Кантона метафизика не может послужить надежной опорой для нравственного сознания и по другим причинам. Нравственный закон требует осуществления разума во внешнем чувственном мире, деятельного проявления свободы, принадлежащей человеку как умопостигаемому существу, нумену, — в сфере феноменальной. Между тем, нравственная философия Канта покоится на его дуалистической по существу метафизике: в ней мир мыслимый, мир вещей в себе оторван от мира явлений; дуализму вещи в себе и явлений соответствует дуализм разума и чувственности; наконец, этот же дуализм проявляется в самом разуме, как раздвоение между разумом теоретическим, который может познавать одни явления, и разумом практическим, который витает в горней сфере мира умостигаемого. На почве такой метафизики вопрос об осуществлении нравственного начала в жизни мог получить только неудовлетворительное и противоречивое по существу решение. И в самом деле, нетрудно убедиться в том, что в основе Кантова понимания нравственной свободы лежит глубокое противоречие: с одной стороны, свобода есть свойство нашего умопостигаемого характера и постольку она трансцендентна миру явлений; с другой стороны, она есть деятельное в мире начало. С одной стороны, Кант утверждает, что закон причинности действует только в сфере явлений: к вещам в себе, нуменам, он безусловно неприложим. С другой стороны, тот же Кант пытается понять нашу свободу какумопостигаемую причину(intelligibile Ursache) наших действий, нашего эмпирического характера; с одной стороны, он хочет, чтобы мы стремились привести действительность, то есть ту эмпирическую среду, в которой мы действуем, в согласие с нравственными требованиями; с другой стороны, он требует, чтобы наша нравственная деятельность была свободна от всяких эмпирических побуждений.

IV

Вопрос об осуществлении нравственного закона в жизни есть самое слабое место этики Канта, и это не ускользнуло от внимания г. Новгородцева. Чтобы восполнить этот пробел кантовской философии, г. Новгородцев обратился к Гегелю. Что же может дать Гегель для восполнения Канта? «В противоположность Канту, — объясняет г. Новгородцев, — Гегель обратил главное внимание на объективную сторону нравственности, на ее осуществление в жизни и ее связь с деятельными силами истории. Отсюда вытекало его стремление отыскивать в действительности признаки и условия осуществления нравственного идеала и рассматривать этот идеал как реальную силу, направляющую отдельных лиц путем приобщения их к общей нравственной жизни. Личность приводилась в связь с обществом, как необходимым условием для нравственного развития. «Царство целей», которое оставалось у Канта абстрактным идеалом нравственной воли, более добрым стремлением, чем живой действительностью, наделялось у Гегеля плотью и кровью реального нравственного организма».

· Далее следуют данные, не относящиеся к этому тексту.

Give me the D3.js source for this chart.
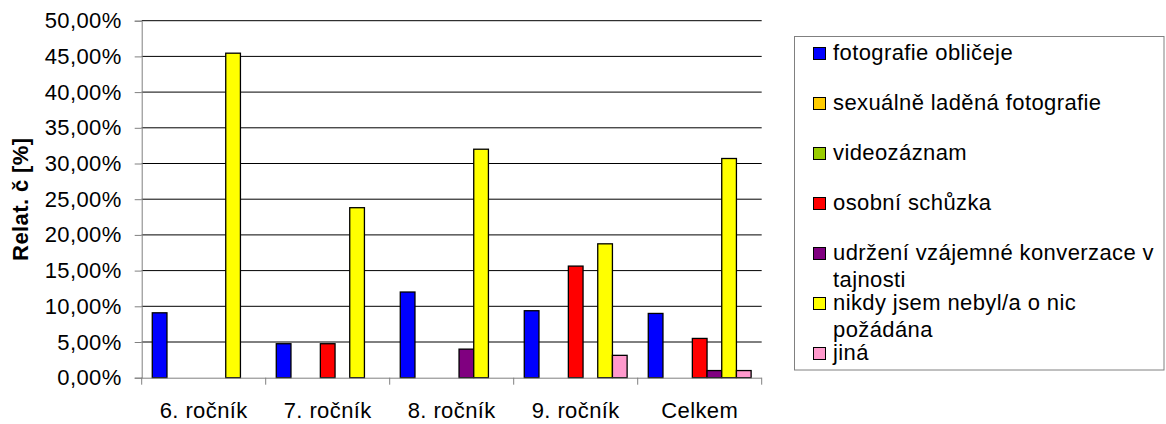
<!DOCTYPE html>
<html>
<head>
<meta charset="utf-8">
<script src="https://cdn.jsdelivr.net/npm/d3@7"></script>
<style>
html,body{margin:0;padding:0;background:#fff;}
svg{display:block;font-family:"Liberation Sans",Arial,sans-serif;}
svg text{letter-spacing:0.4px;}
</style>
</head>
<body>
<svg id="chart" width="1166" height="424"></svg>
<script>
const categories = ["6. ročník", "7. ročník", "8. ročník", "9. ročník", "Celkem"];
const seriesNames = [
  "fotografie obličeje",
  "sexuálně laděná fotografie",
  "videozáznam",
  "osobní schůzka",
  "udržení vzájemné konverzace v tajnosti",
  "nikdy jsem nebyl/a o nic požádána",
  "jiná"
];
const seriesColors = ["#0000FF", "#FFCC00", "#99CC00", "#FF0000", "#800080", "#FFFF00", "#FF99CC"];
const fotografie = [9.09, 4.76, 12.0, 9.38, 9.0];
const sexualne   = [0, 0, 0, 0, 0];
const video      = [0, 0, 0, 0, 0];
const osobni     = [0, 4.76, 0, 15.63, 5.5];
const udrzeni    = [0, 0, 4.0, 0, 1.0];
const nikdy      = [45.45, 23.81, 32.0, 18.75, 30.7];
const jina       = [0, 0, 0, 3.13, 1.0];
const yTicks = [0, 5, 10, 15, 20, 25, 30, 35, 40, 45, 50];

const seriesValues = [fotografie, sexualne, video, osobni, udrzeni, nikdy, jina];

(function () {
const svg = d3.select("#chart");
const FONT = 22;
const pL = 141.7, pR = 761.7, pT = 20.7, pB = 377.7;

const x0 = d3.scaleBand().domain(categories).range([pL, pR]).padding(0);
const x1 = d3.scaleBand().domain(d3.range(seriesNames.length)).range([0, x0.bandwidth()]).paddingInner(0).paddingOuter(0.72);
const y = d3.scaleLinear().domain([0, 50]).range([pB, pT]);

// gridlines
svg.append("g").selectAll("line").data(yTicks.filter(t => t > 0)).join("line")
  .attr("x1", pL).attr("x2", pR)
  .attr("y1", d => y(d)).attr("y2", d => y(d))
  .attr("stroke", "#000").attr("stroke-width", 1);

// bars
const flat = [];
categories.forEach((c, ci) => {
  seriesValues.forEach((arr, si) => {
    if (arr[ci] > 0) flat.push({c, si, v: arr[ci]});
  });
});
svg.append("g").selectAll("rect").data(flat).join("rect")
  .attr("x", d => x0(d.c) + x1(d.si))
  .attr("width", x1.bandwidth())
  .attr("y", d => y(d.v))
  .attr("height", d => y(0) - y(d.v))
  .attr("fill", d => seriesColors[d.si])
  .attr("stroke", "#000").attr("stroke-width", 1.3);

// y axis
const yAxis = d3.axisLeft(y).tickValues(yTicks).tickSize(7).tickPadding(13)
  .tickFormat(d => d.toFixed(2).replace(".", ",") + "%");
const gy = svg.append("g").attr("transform", `translate(${pL},0)`).call(yAxis);
gy.select(".domain").attr("stroke", "#808080");
gy.selectAll(".tick line").attr("stroke", "#808080");
gy.selectAll(".tick text").attr("font-size", FONT).attr("fill", "#000")
  .attr("font-family", "'Liberation Sans',Arial,sans-serif");

// x axis
const xAxis = d3.axisBottom(x0).tickSize(0).tickPadding(0);
const gx = svg.append("g").attr("transform", `translate(0,${pB})`).call(xAxis);
gx.select(".domain").attr("stroke", "#808080").attr("d", `M${pL},0.5H${pR}`);
gx.selectAll(".tick text").attr("font-size", FONT).attr("fill", "#000")
  .attr("font-family", "'Liberation Sans',Arial,sans-serif")
  .attr("dy", null).attr("y", 40.5);
const seps = categories.map(c => x0(c)).concat([pR]);
gx.append("g").selectAll("line").data(seps).join("line")
  .attr("x1", d => d).attr("x2", d => d).attr("y1", 0).attr("y2", 7)
  .attr("stroke", "#808080");

// y label
svg.append("text")
  .attr("transform", `translate(27.5,${(pT + pB) / 2}) rotate(-90)`)
  .attr("text-anchor", "middle")
  .attr("font-size", FONT).attr("font-weight", "bold")
  .text("Relat. č [%]");

// legend
const lg = svg.append("g");
lg.append("rect").attr("x", 794.5).attr("y", 36.5).attr("width", 369.5).attr("height", 333.5)
  .attr("fill", "#fff").attr("stroke", "#808080").attr("stroke-width", 1);
const maxW = 328;
seriesNames.forEach((name, i) => {
  const by = 60 + 50 * i;
  lg.append("rect").attr("x", 813.5).attr("y", by - 12.5).attr("width", 12).attr("height", 12)
    .attr("fill", seriesColors[i]).attr("stroke", "#000").attr("stroke-width", 1);
  const t = lg.append("text").attr("x", 833).attr("y", by).attr("font-size", FONT);
  const words = name.split(" ");
  let line = [];
  let ts = t.append("tspan").attr("x", 833).attr("y", by);
  let lineNo = 0;
  words.forEach(w => {
    line.push(w);
    ts.text(line.join(" "));
    if (ts.node().getComputedTextLength() > maxW && line.length > 1) {
      line.pop();
      ts.text(line.join(" "));
      line = [w];
      lineNo++;
      ts = t.append("tspan").attr("x", 833).attr("y", by + 27 * lineNo).text(w);
    }
  });
});
})();
</script>
</body>
</html>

Противоположность этических направлений Канта и Гегеля здесь схвачена верно и, так как в обоих учениях выражаются действительно существенные элементы нравственной идеи, то их сопоставление могло бы быть чрезвычайно поучительным. Есть, однако, многое, что мешает проведенной г. Новгородцевым параллели быть в достаточной мере плодотворною. Во-первых, в отмеченной противоположности нравственных мировоззрений двух философов проявляется контраст их метафизических воззрений. Если нравственный идеал Канта представляется слишком отвлеченным, далеким от жизни, то в этом сказывается, как мы видели, метафизический дуализм его системы. С другой стороны, в особенностях Гегелева понимания нравственного идеала, как деятельного начала, воплощающегося в истории, выражается панлогизм его метафизики. Поэтому в основе всякой параллели между нравственными учениями Канта и Гегеля должно лежать сопоставление их основных метафизических принципов.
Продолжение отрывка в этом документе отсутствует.